Your copy of the material below should match it exactly, except that it holds no pictures.

= = = = = = =

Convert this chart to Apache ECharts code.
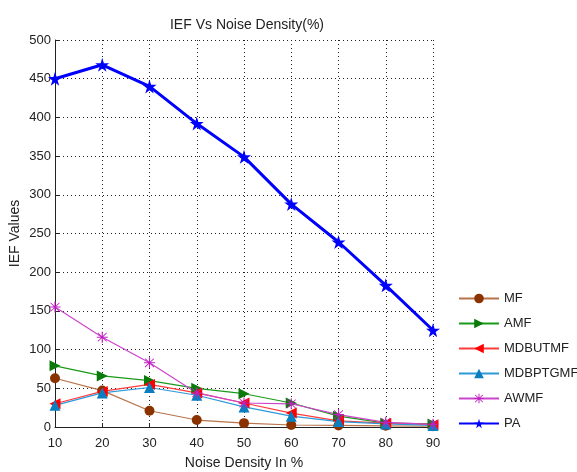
<!DOCTYPE html>
<html><head><meta charset="utf-8">
<script src="https://cdn.jsdelivr.net/npm/echarts@6/dist/echarts.min.js"></script>
<style>html,body{margin:0;padding:0;background:#fff}#c{width:577px;height:472px}</style>
</head><body><div id="c"></div>
<script>
const noise = [10, 20, 30, 40, 50, 60, 70, 80, 90];
const MF = [63, 47, 21, 9, 5, 2.6, 2, 1.5, 1];
const AMF = [79, 66, 60, 50, 43, 31, 14, 5, 4];
const MDBUTMF = [30, 46, 55, 44, 31, 18, 8, 5, 3];
const MDBPTGMF = [28, 44, 51, 41, 26, 14, 7, 4, 2];
const AWMF = [155, 116, 83, 44, 31, 30, 16, 6, 3.5];
const PA = [450, 468, 440, 392, 349, 288, 239, 183, 125];

const font = "'Liberation Sans', Arial, sans-serif";
const star = 'path://M50,0 L61,35 L98,35 L68,57 L79,91 L50,70 L21,91 L32,57 L2,35 L39,35 Z';
const asterisk = 'path://M45,0 L55,0 L55,100 L45,100 Z M0,45 L100,45 L100,55 L0,55 Z M12,8 L92,85 L88,92 L8,15 Z M88,8 L92,15 L12,92 L8,85 Z';
const triR = 'path://M0,0 L10,5 L0,10 Z';
const triL = 'path://M10,0 L0,5 L10,10 Z';

function mk(name, data, lineColor, markColor, symbol, size, width) {
  return {
    name, type: 'line', data: noise.map((x, i) => [x, data[i]]),
    symbol, symbolSize: size, showAllSymbol: true,
    lineStyle: { color: lineColor, width: width || 1.2 },
    itemStyle: { color: markColor },
    emphasis: { disabled: true }, animation: false
  };
}

const chart = echarts.init(document.getElementById('c'));
chart.setOption({
  backgroundColor: '#fff',
  textStyle: { fontFamily: font },
  title: { text: 'IEF Vs Noise Density(%)', left: 242, top: 13, textAlign: 'center',
    textStyle: { fontFamily: font, fontSize: 14, fontWeight: 'normal', color: '#222' } },
  grid: { left: 55, right: 144, top: 40, bottom: 45, outerBoundsMode: 'none', containLabel: false },
  xAxis: {
    type: 'value', min: 10, max: 90, interval: 10,
    name: 'Noise Density In %', nameLocation: 'middle', nameGap: 29,
    nameTextStyle: { fontFamily: font, fontSize: 14, color: '#222' },
    axisLine: { lineStyle: { color: '#222', width: 1 } },
    axisTick: { inside: true, length: 4, lineStyle: { color: '#222' } },
    axisLabel: { fontFamily: font, fontSize: 13, color: '#222', margin: 10 },
    splitLine: { show: true, lineStyle: { type: [1, 3], color: '#222' } }
  },
  yAxis: {
    type: 'value', min: 0, max: 500, interval: 50,
    name: 'IEF Values', nameLocation: 'middle', nameGap: 33, nameMoveOverlap: false,
    nameTextStyle: { fontFamily: font, fontSize: 14, color: '#222' },
    axisLine: { show: true, lineStyle: { color: '#222', width: 1 } },
    axisTick: { show: true, inside: true, length: 4, lineStyle: { color: '#222' } },
    axisLabel: { fontFamily: font, fontSize: 13, color: '#222', margin: 4 },
    splitLine: { show: true, lineStyle: { type: [1, 3], color: '#222' } }
  },
  legend: {
    orient: 'vertical', left: 453, top: 287, itemGap: 12, itemWidth: 40, itemHeight: 12,
    textStyle: { fontFamily: font, fontSize: 13, color: '#222' },
    data: ['MF', 'AMF', 'MDBUTMF', 'MDBPTGMF', 'AWMF', 'PA']
  },
  series: [
    mk('MF', MF, '#b8734a', '#8b3300', 'circle', 10),
    mk('AMF', AMF, '#1a9a1a', '#0a7a0a', triR, 11),
    mk('MDBUTMF', MDBUTMF, '#ff3b3b', '#ff0000', triL, 11),
    mk('MDBPTGMF', MDBPTGMF, '#2d9ad8', '#0a7fc0', 'triangle', 11),
    mk('AWMF', AWMF, '#cc44cc', '#c020c0', asterisk, 11),
    mk('PA', PA, '#0000ff', '#0000ff', star, 14, 3)
  ]
});
</script></body></html>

= = = = = = =

Complete response:
Convert this chart to Apache ECharts code.
<!DOCTYPE html>
<html><head><meta charset="utf-8">
<script src="https://cdn.jsdelivr.net/npm/echarts@6/dist/echarts.min.js"></script>
<style>html,body{margin:0;padding:0;background:#fff}#c{width:577px;height:472px}</style>
</head><body><div id="c"></div>
<script>
const noise = [10, 20, 30, 40, 50, 60, 70, 80, 90];
const MF = [63, 47, 21, 9, 5, 2.6, 2, 1.5, 1];
const AMF = [79, 66, 60, 50, 43, 31, 14, 5, 4];
const MDBUTMF = [30, 46, 55, 44, 31, 18, 8, 5, 3];
const MDBPTGMF = [28, 44, 51, 41, 26, 14, 7, 4, 2];
const AWMF = [155, 116, 83, 44, 31, 30, 16, 6, 3.5];
const PA = [450, 468, 440, 392, 349, 288, 239, 183, 125];

const font = "'Liberation Sans', Arial, sans-serif";
const star = 'path://M50,0 L61,35 L98,35 L68,57 L79,91 L50,70 L21,91 L32,57 L2,35 L39,35 Z';
const asterisk = 'path://M45,0 L55,0 L55,100 L45,100 Z M0,45 L100,45 L100,55 L0,55 Z M12,8 L92,85 L88,92 L8,15 Z M88,8 L92,15 L12,92 L8,85 Z';
const triR = 'path://M0,0 L10,5 L0,10 Z';
const triL = 'path://M10,0 L0,5 L10,10 Z';

function mk(name, data, lineColor, markColor, symbol, size, width) {
  return {
    name, type: 'line', data: noise.map((x, i) => [x, data[i]]),
    symbol, symbolSize: size, showAllSymbol: true,
    lineStyle: { color: lineColor, width: width || 1.2 },
    itemStyle: { color: markColor },
    emphasis: { disabled: true }, animation: false
  };
}

const chart = echarts.init(document.getElementById('c'));
chart.setOption({
  backgroundColor: '#fff',
  textStyle: { fontFamily: font },
  title: { text: 'IEF Vs Noise Density(%)', left: 242, top: 13, textAlign: 'center',
    textStyle: { fontFamily: font, fontSize: 14, fontWeight: 'normal', color: '#222' } },
  grid: { left: 55, right: 144, top: 40, bottom: 45, outerBoundsMode: 'none', containLabel: false },
  xAxis: {
    type: 'value', min: 10, max: 90, interval: 10,
    name: 'Noise Density In %', nameLocation: 'middle', nameGap: 29,
    nameTextStyle: { fontFamily: font, fontSize: 14, color: '#222' },
    axisLine: { lineStyle: { color: '#222', width: 1 } },
    axisTick: { inside: true, length: 4, lineStyle: { color: '#222' } },
    axisLabel: { fontFamily: font, fontSize: 13, color: '#222', margin: 10 },
    splitLine: { show: true, lineStyle: { type: [1, 3], color: '#222' } }
  },
  yAxis: {
    type: 'value', min: 0, max: 500, interval: 50,
    name: 'IEF Values', nameLocation: 'middle', nameGap: 33, nameMoveOverlap: false,
    nameTextStyle: { fontFamily: font, fontSize: 14, color: '#222' },
    axisLine: { show: true, lineStyle: { color: '#222', width: 1 } },
    axisTick: { show: true, inside: true, length: 4, lineStyle: { color: '#222' } },
    axisLabel: { fontFamily: font, fontSize: 13, color: '#222', margin: 4 },
    splitLine: { show: true, lineStyle: { type: [1, 3], color: '#222' } }
  },
  legend: {
    orient: 'vertical', left: 453, top: 287, itemGap: 12, itemWidth: 40, itemHeight: 12,
    textStyle: { fontFamily: font, fontSize: 13, color: '#222' },
    data: ['MF', 'AMF', 'MDBUTMF', 'MDBPTGMF', 'AWMF', 'PA']
  },
  series: [
    mk('MF', MF, '#b8734a', '#8b3300', 'circle', 10),
    mk('AMF', AMF, '#1a9a1a', '#0a7a0a', triR, 11),
    mk('MDBUTMF', MDBUTMF, '#ff3b3b', '#ff0000', triL, 11),
    mk('MDBPTGMF', MDBPTGMF, '#2d9ad8', '#0a7fc0', 'triangle', 11),
    mk('AWMF', AWMF, '#cc44cc', '#c020c0', asterisk, 11),
    mk('PA', PA, '#0000ff', '#0000ff', star, 14, 3)
  ]
});
</script></body></html>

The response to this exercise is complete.